I would love to tell you how absolutely perfect and easy this trip has been so far, but I am not trying to glorify anything. So, instead I plan to share both the stresses and the joys in the process of teaching and travelling here.
A festival I was more than thrilled for, but with some hiccups in our travels to Phrae, was told we wouldn't make it back in time. I was a little bummed, but definitely nothing to get upset over. As we traveled on we only had about a half an hour to get to our town when the sun was setting. My hopes were raised within a matter of seconds! Travelling with our two coordinators they told us that we were going to be dropped off at our apartment with half an hour to settle in, and then one coordinator and her husband would pick us up on their mopeds to take us to the festival, but before all of this we would need to stop by the police station "quick". To give you a fast explanation and understanding of the police station visit it was basically an exact replica of the sloth scene from the movie Zootopia; no exaggeration! It pained me to watch. But after that, I was overwhelmingly ready to see the lanterns but had to wait for our coordinator after being dropped off. They then picked us up and took us to a nice Welcome Dinner before the festival. We did end up making it, with every event still going strong. This was my first real experience with needing to accept the "Mai pen rai" mentality (everything will be alright).
Loy Krathong is a festival celebrated to thank the god of waters, so the main event is floating a Krathong (lantern), generally made of banana leaves and flowers, on any body of water; in Phrae they float in the canal and river. Mostly in the northern region of Thailand, it is also custom to float a Chinese lantern in the sky. All-in-all it was a wonderful first evening in my adorable town of Phrae.
I came with a bit more experience in education than a large amount of people at orientation. As great as this may sound, the downfalls were that I came in with a lot more expectations and honestly I got a little too confident with my teaching ability before stepping into a classroom here. I would say that I was far more nervous about the actual act of getting to Thailand than about anything I had to accomplish once I got here.
Reality hit me like a truck when I stepped into the classroom on my first day. I was filled with all of these ideas that I would have resources (not a ton, but some) and that Thai students would be overwhelmingly respectful. I walked in to find a white board and a marker, that was the extent of the resources I had. Even getting copies made, I have to make 100 or more at a time and they could take 2 or more days to get back. If you want it sooner than that you have to use a different machine and pay to use it with your own money. As far as student respect, it does exist, but mostly towards the Thai teachers. They see a foreign teacher walk in and believe they can do whatever they want. Though fortunately, this was not the case with all of my classes, any advanced classes I have had have been extremely well-mannered from the start.
In Thailand they have Thai teachers they call co-teachers. Whenever I heard the term co-teacher I assumed that it was someone I had to split the classroom with 50/50, which I honestly wasn't all that thrilled about.

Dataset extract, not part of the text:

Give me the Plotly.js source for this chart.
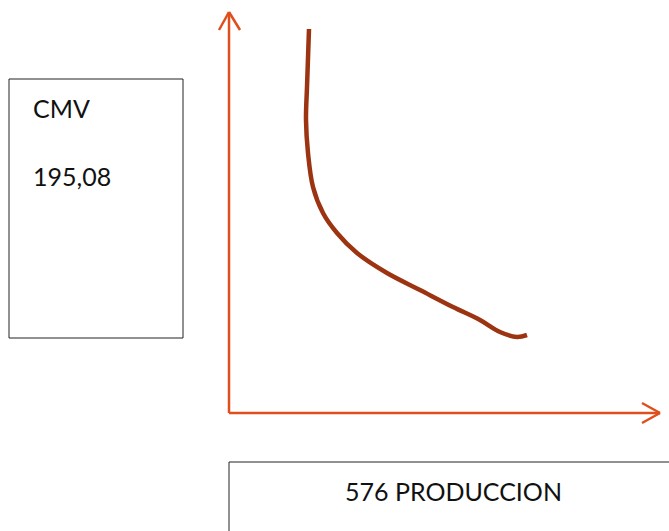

What they actually mean is someone who stays in your class, knows Thai, and is able to discipline and give your students exact directions. The first two weeks I didn't have any co-teachers and trying to control and direct my students was a pain and a half. I just started having co-teachers two days ago, and they are my saving grace!
All-in-all the experience has been challenging, but I know that there will never be a dull moment!
One of my students carries around a beta fish in his backpack. The first time I saw it I thought it might be for observation or experiment for another class, but turns out it's just his pet that he brings to school.